Each viewer downloads HLS segments from other viewers over WebRTC data channels, falling back to the CDN/origin only when the swarm doesn’t have a segment (the playlist itself is always fetched over HTTP). Peer discovery uses the WebTorrent tracker protocol over WebSocket.

Server side (light) Swarm per stream+rendition
┌─────────────────────────┐ peer ◀──▶ peer
│ Origin/CDN HLS │◀── ~20–40% ──── │ ╲ ╱
│ (fallback + playlists) │ of bytes │ ╲ ╱
│ WebTorrent tracker (wss) │◀── announce ────│ peer ◀──▶ peer
│ Public STUN │ / SDP offers │
└─────────────────────────┘

Honest numbers:

  • Bandwidth savings: the vendor claims up to 80%; the theoretical ceiling with 10-peer swarms is around 90%. In production, 50–75% is a defensible range for live with well-configured buffering; the top end needs large, homogeneous audiences.

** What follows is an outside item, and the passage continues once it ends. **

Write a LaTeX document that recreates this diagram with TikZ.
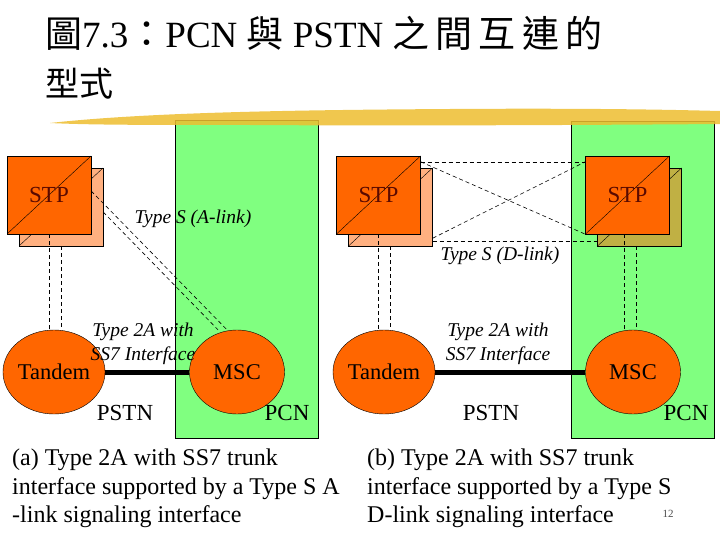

Small swarms (fewer than ~10 viewers) save close to nothing, so the HTTP fallback is mandatory and the mode is inherently hybrid.
  • Latency cost: P2P needs a buffer window for segments to circulate — roughly 1–2 segment durations on top of the base HLS latency. StreamHub’s current HLS (15s, tunable toward 6–8s) fits well; P2P is incompatible with sub-3s LL-HLS, so the two shouldn’t be pursued on the same stream.
  • Player: integrates with hls.js (and Shaka). StreamHub’s current public HLS player uses video.js/VHS, not hls.js — adopting P2P means moving that path to hls.js first.
  • Server: needs a self-hosted WebTorrent tracker (public trackers explicitly say “don’t use in production”) plus STUN (public STUN is fine — peers are in home/office browsers; TURN doesn’t apply to the mesh, a peer without UDP just falls back to HTTP).
  • Security: segments are shared between viewers, which is fine for public streams (HLS is public today). If signed/DRM playback ships later, P2P must be disabled for that app.
Use case Audience Mode Latency Cost Complexity
CCTV / monitoring / QC 1–20 edge (pure WebRTC) ~0.2 s already covered none — works today
Live-shopping / auction, 1→N 100–5k hybrid: WebRTC for host + VIPs, HLS+CDN for the rest 0.2 s / 6–15 s ~$6–60/h CDN low
Interactive class / webinar 50–500 edge (WebRTC, regional edge) ~0.2 s one extra node medium (live cluster)
Regional event 1k–10k cdn 6–15 s ~$6–56/h (Bunny) low
Mass event 50k–500k hybrid = cdn + p2p 10–20 s ~$170/h @100k (70% P2P) medium-high
24/7 radio / audio thousands cdn (audio is ~15x cheaper than video) or p2p 6–15 s tens of $/month low
Closed network / sovereignty variable edge (mandatory) 0.2 s / 6 s own hardware medium
VOD catalog long tail S3 + CDN (public_url), P2P for spikes n/a $/GB CDN or R2 ($0 egress) low

Simple rule: interactive → WebRTC/edges; massive → HLS/CDN; massive and recurring → add P2P. And from the cluster reality check: never WebRTC for the mass tail.

Phase What Effort Unlocks
F0 — CDN, no code Bunny pull-zone with origin = current host; validate playback via CDN 1–2 days 1k–10k events, today
F1 — distribution config Per-app YAML block, cdn.base_url wired into playlistUrl/playUrl//play + UI 3–5 days CDN self-service per app
F2 — HLS tuning Configurable segment_seconds/list_size on egress: 15s → ~6–8s latency 3–5 days Better live UX; groundwork for P2P
F3 — P2P Player moves to hls.js; p2p-media-loader-hlsjs; self-hosted tracker sidecar; kill-switch per app 2–3 weeks The 100k+ lever; 50–75% CDN savings
F4 — Edges serving Live multi-node LiveKit + HLS proxy_cache on edges + a viewer router 2–4 weeks Real edge mode; regional interactive WebRTC
F5 — 100k readiness Origin Shield, optional push-to-S3, tracker at Aquatic scale if needed, load testing, CDN volume contracts ongoing 100k+ events with known cost/risk

F0–F2 are roughly two weeks for one person and already unlock tens of thousands of viewers on CDN cost alone — the highest-value, lowest-effort slice. F3 (P2P) is the best next investment: one new container plus player work, with the risk concentrated in browser/mobile QA rather than backend complexity. F4 is the operationally expensive phase (fleet, on-call) and is not a prerequisite for mass scale — CDN + P2P get there without it; it’s justified by regional interactive latency and closed-network customers.

What not to do: WebRTC for the mass tail, a custom tracker on day one, LL-HLS and P2P on the same stream, or multi-CDN before there’s even one CDN in place.